I will say this upfront: this movie is being hailed by many critics as a Masterpiece and the best Nolan movie. While I can see why they would feel this way, I can’t fully agree with their statements even though I truly enjoyed this movie. This movie is great and a technical masterpiece, it just has a few flaws holding it back from the Masterpiece label everyone has stamped over it.

Nolan teamed-up once again with cinematographer Hoyte Van Hoytema (Interstellar) to bring to the big screen some of the most breath-taking visuals ever put to screen. You honestly didn’t need to see this movie to know this for a fact as the trailers showcase their incredible work. Nolan and Hoytema played with the aspect ratio when the story called for it. During the enclosed scenes, the aspect ratio changed to create a claustrophobic feeling for the audience. For the rest of the scenes, the IMAX cameras were employed and managed to capture the massive landscapes filled with sand, water, sky and death that swallow up all of the soldiers. There are many scenes that are honestly breath-taking and deserves high-praise.

For the score, Nolan hired a familiar name in Hans Zimmer (you know). Just like Nolan, Zimmer’s recent scores, especially last year’s Batman v Superman, had been a little subpar when compared to his Oscar winning/nominated scores. But when it came to Dunkirk, Zimmer absolutely went above and beyond. The entire movie has the sound of a ticking clock playing in the background, constantly adding suspense to every single scene. My favorite aspect of the score was the use of violins as they produce pure terror and tension in every frame they are present.

Along with an amazing score, this movie benefits from incredible sound design. Every time an airplane started its descent, my chair rattled and I flinched at every shot fired I wasn’t expecting. Whenever a character was underwater, I felt as though I was also with him thanks to the sound design. This movie is 100% driven by its score, visuals and sound design. That statement leads me to the flaws.

For the life of me I can’t tell you, without the help of IMDb, a character’s name. I’m fine with a character not having huge backstory or huge motivations behind their actions. I mean, I get it, their motivations for the most part were duty and survival, but they aren’t giving anything for us to grab onto. The movie asks us to care about them but they are written in a way that they can be easily exchanged with any other soldier in the battlefield. There isn’t one single character arc or character-defining moment in the movie as all of them are just surviving, and while that’s fine to some extent, it kept me as an audience member at a distance, never fully engaging. The acting is fine enough, nobody being bad, but at the same time nobody stood out in my eyes as a stellar performance.

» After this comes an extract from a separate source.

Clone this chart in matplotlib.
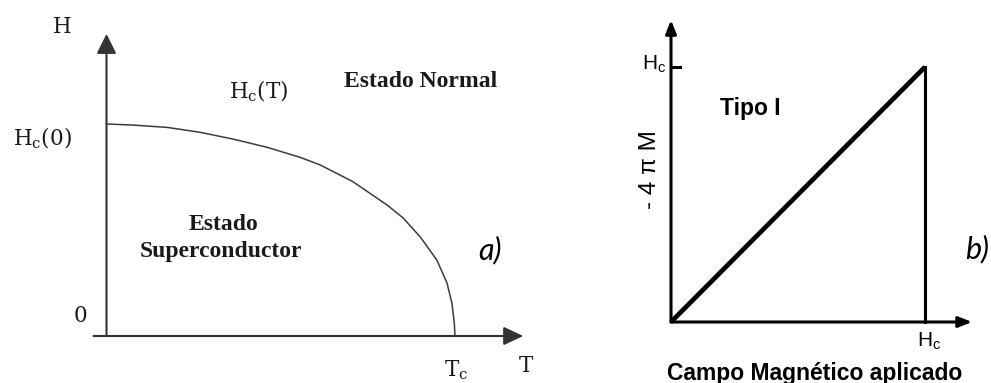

Dunkirk also suffers from a confusing story structure. I know Nolan can do non-linear stories perfectly as he demonstrated in Memento, and one of my all-time favorite movies, Pulp Fiction, has a non-linear storyline, so I’m more than fine with a non-linear movie. Nolan sets up the three stories that we are following in land, sea and air, and all of them are working towards the same converging ending. Honestly it was a little confusing to know where the stories fell at times - some major moments are clear but in others I was playing catch-up trying understand where I was in the grand-scheme of things. My biggest pet peeve comes in the “land” storyline, since he says it takes place in a week, but it felt more like 3 to 4 days. Quick note: there are one too many scenes of people almost drowning that you kind of lose some interest. I made a joke that this movie is Nolan’s test to see if he can do a remake of Waterworld, and now I want to see it.

Dunkirk is a great movie and it 100% deserves to be seen in the biggest, loudest movie theater you can find. Nolan in my eyes is master technician director, always bringing something unique to the screen. His use of practical effects is an artform on itself and he seamlessly melds it with the CGI to a point where you barely notice it. Dunkirk is a visual masterpiece on a technical level, held back by some flaws but never to a point that you fully lose interest in the entire experience. The trio of Nolan, Hoytema and Zimmer is why I love movies.

Dunkirk is currently playing in theaters. Don’t wear your socks to this one and go watch it.